Dubai rolls out red carpet to new tourist base

Dubai is seeing a bigger tourist inflow from tier 2 and 3 cities from China and the Subcontinent, which, in turn, is fuelling demand for more affordable hotels, according to industry analysts.

According to Richard Stolz, head of corporate development, grmc Advisory Services, Dubai is witnessing more tourist inflow from tier 2 and 3 cities in China, India and other countries and their preference is for mid-tier hotels. Their budgets are not as high as those coming from tier 1 cities and staying in luxury hotels.

Since the number of tourists is on the rise, spending is also expected to remain steady.

Laurent A. Voivenel, SVP, operations and development for Middle East, Africa and India for Swiss-Belhotel International, says India and China are not only very significant source markets for the UAE, especially Dubai - ranking first and fourth respectively, but also the emirate's fastest growing demand-generating nations.

"In H1 2018, we have already seen an increase of nine per cent of visitors from China and three per cent from India to the destination compared to the same period last year. The number of overnight Chinese visitors has increased by 119 per cent since 2014 while an increase of 41.4 per cent was recorded from 2016 to 2017," says Voivenel.

He said visa on arrival for Chinese nationals, increase in air capacity by budget carriers from China and India, increased business opportunities, landmark partnerships and strategic marketing tie-ups and promotional activities by Dubai's Department of Tourism and Commerce Marketing have all resulted in this growth.

By 2021, the average percentage of Indian visitors to the UAE is expected to be 10.8 per cent compared to 9.8 per cent in 2016.

"In both countries, this outbound travel growth is driven by tier 2 and 3 middle-income households and millennial travellers rather than higher-income groups. Both Chinese and Indian tourists prefer group and family travel, especially from second, third and fourth-tier cities and regions," adds Voivenel.

Most tourists are coming from China's tier 2 and 3 cities such as Yinchuan, Zhengzhou, Hangzhou, Chengdu, Nanging, Tianjin, Daqing, Weifang, Changzhou, Zibo, Zhuzhou and others. From India, more tourists are flocking to this region from South, North and Western cities such as Kochi, Ahmedabad, Chandigarh and Mangalore, etc.

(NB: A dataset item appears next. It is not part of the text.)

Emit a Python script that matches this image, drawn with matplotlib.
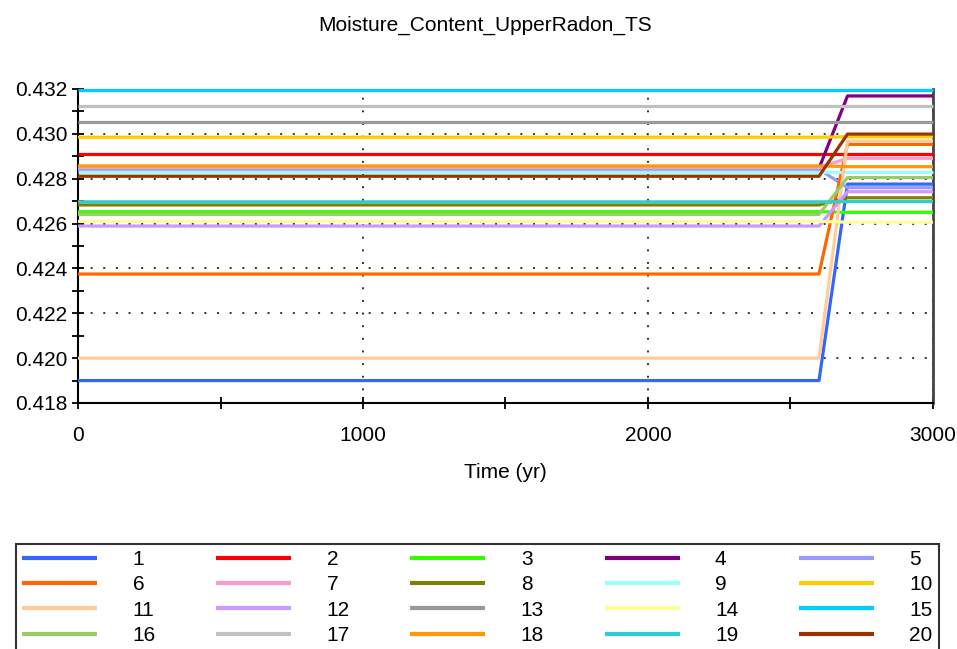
import matplotlib
matplotlib.use("Agg")
import matplotlib.pyplot as plt
from matplotlib.ticker import MultipleLocator, FormatStrFormatter

plt.rcParams['font.family'] = ['Liberation Sans', 'DejaVu Sans']

title = "Moisture_Content_UpperRadon_TS"
xlabel = "Time (yr)"
times = [0, 2600, 2700, 3000]
series_names = [str(i) for i in range(1, 21)]
initial_values = [0.41900, 0.42909, 0.42653, 0.42846, 0.42842,
                  0.42375, 0.42850, 0.42683, 0.42831, 0.42985,
                  0.42000, 0.42589, 0.43054, 0.42610, 0.43195,
                  0.42641, 0.43126, 0.42857, 0.42697, 0.42811]
final_values = [0.42776, 0.42909, 0.42650, 0.43169, 0.42760,
                0.42953, 0.42891, 0.42715, 0.42831, 0.42987,
                0.42968, 0.42742, 0.43054, 0.42606, 0.43195,
                0.42805, 0.43126, 0.42854, 0.42698, 0.42999]
colors = ['#3366FF', '#FF0000', '#33FF00', '#800080', '#9999FF',
          '#FF6600', '#FF99CC', '#808000', '#99FFFF', '#FFCC00',
          '#FFCC99', '#CC99FF', '#999999', '#FFFF99', '#00CCFF',
          '#99CC66', '#C0C0C0', '#FF9900', '#33CCCC', '#993300']

fig = plt.figure(figsize=(9.57, 6.49), dpi=100)
ax = fig.add_axes([78/957, 1-403/649, 855/957, 314/649])

handles = []
for name, v0, v1, c in zip(series_names, initial_values, final_values, colors):
    ys = [v0, v0, v1, v1]
    h, = ax.plot(times, ys, color=c, lw=2.3, label=name, zorder=3, clip_on=False,
                 solid_capstyle='butt')
    handles.append(h)

ax.set_xlim(0, 3000)
ax.set_ylim(0.418, 0.432)
ax.xaxis.set_major_locator(MultipleLocator(1000))
ax.xaxis.set_minor_locator(MultipleLocator(500))
ax.yaxis.set_major_locator(MultipleLocator(0.002))
ax.yaxis.set_minor_locator(MultipleLocator(0.001))
ax.yaxis.set_major_formatter(FormatStrFormatter('%.3f'))
ax.tick_params(which='both', direction='inout', length=9, width=1.3, labelsize=15,
               colors='black')
ax.tick_params(axis='y', which='both', pad=3)
ax.tick_params(axis='x', which='both', pad=12)
ax.grid(True, which='major', color='#333333', linestyle=(0, (1, 5.5)), linewidth=1.4)
ax.spines['top'].set_visible(False)
for s in ['left', 'bottom']:
    ax.spines[s].set_linewidth(1.5)
ax.spines['right'].set_linewidth(2)
ax.spines['right'].set_color('#444444')

fig.text(485/957, 1-25/649, title, ha='center', va='center', fontsize=15)
fig.text(505/957, 1-473/649, xlabel, ha='center', va='center', fontsize=15)

order = [handles[c + 5*r] for c in range(5) for r in range(4)]
leg = fig.legend(order, [h.get_label() for h in order], ncol=5,
                 loc='upper left', bbox_to_anchor=(16/957, 1-544/649),
                 fontsize=15, frameon=True, fancybox=False, edgecolor='black',
                 handlelength=3.6, handletextpad=1.7, columnspacing=2.9,
                 labelspacing=0.3, borderpad=0.3, borderaxespad=0)
leg.get_frame().set_linewidth(1.5)
for l in leg.get_lines():
    l.set_linewidth(3)

fig.savefig('out.png', dpi=100)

The growing middle class and cheaper flight options are transforming the outbound travel landscape for these nations. They prefer more affordable hotels and alternative accommodation with lifestyle experiences as compared to luxury and indulgence. This requires a new approach to hotel concepts, layouts and facilities.

According to STR data, 98 properties with 29,599 rooms are in the pipeline, adding 25,470 keys between 2018 and 2020 in Dubai and Abu Dhabi. This includes properties in the midscale, upper midscale, upscale and luxury segment, which would be most akin to 3, 4 and 5-star properties.

Alex Anstett, marketing content executive, STR, says that for Dubai, mid-tier properties have been coming online in recent years compared to a previous period when the market was more represented by the luxury and upper-tier hotels.

"This change in the market landscape is making it more affordable for travellers on different budgets, but there is a high amount of supply coming across the board. Despite this high rate of supply growth, all Dubai hotel classes have continued to see demand growth, which is likely being driven by the market's continued development of new attractions as well as the more affordable price spectrum," Anstett adds.

Emiel Van Dijk, general manager of Swissotel Al Ghurair, says the tourism sector is expected to generate demand in the run-up to Expo 2020. Dubai needs to add 40,000 hotel rooms to its existing inventory of 107,000 guest rooms and hotel apartments.

"The current situation is dominated by a lot of new hotel construction and supply that will cater to the future demand," says Van Dijk.

He adds that the UAE tourism industry is healthy and vibrant. "It is still evolving, although the hotel industry in Dubai has matured a lot. Some markets, such as Ajman, Fujairah and Umm Al Quwain are developing, while the tourism sector in Abu Dhabi, Dubai, Ras Al Khaimah and Sharjah have matured quite a lot," he adds.

The region's travel segment will benefit from the wider tourism objectives and vision of the government, such as Dubai's Tourism Vision 2020, an ambitious roadmap to double annual visitors from 10 million in 2010 to 20 million in 2020.

Average length of stay rises
Van Dijk believes these initiatives will result in an increase in demand from the family travel sector as new theme parks and family attractions open in the region, in addition to an increase in high-end business and Meetings, Incentives, Conference and Exhibitions (MICE) bookings.

"While the country as a whole has a lot to offer for a tourist for at least a week's stay, it could add a lot more attractions, especially in the mountainous regions as well as sustainable tourism projects and development of more beach properties," he adds.

He points out that the average length of stay has increased in the past few years.

"The fastest growing group are those staying between six to eight nights. Dubai has seen an increase in long stays by 28 per cent than the year before. These findings show significant progress in the UAE's attractiveness as a destination," he concludes.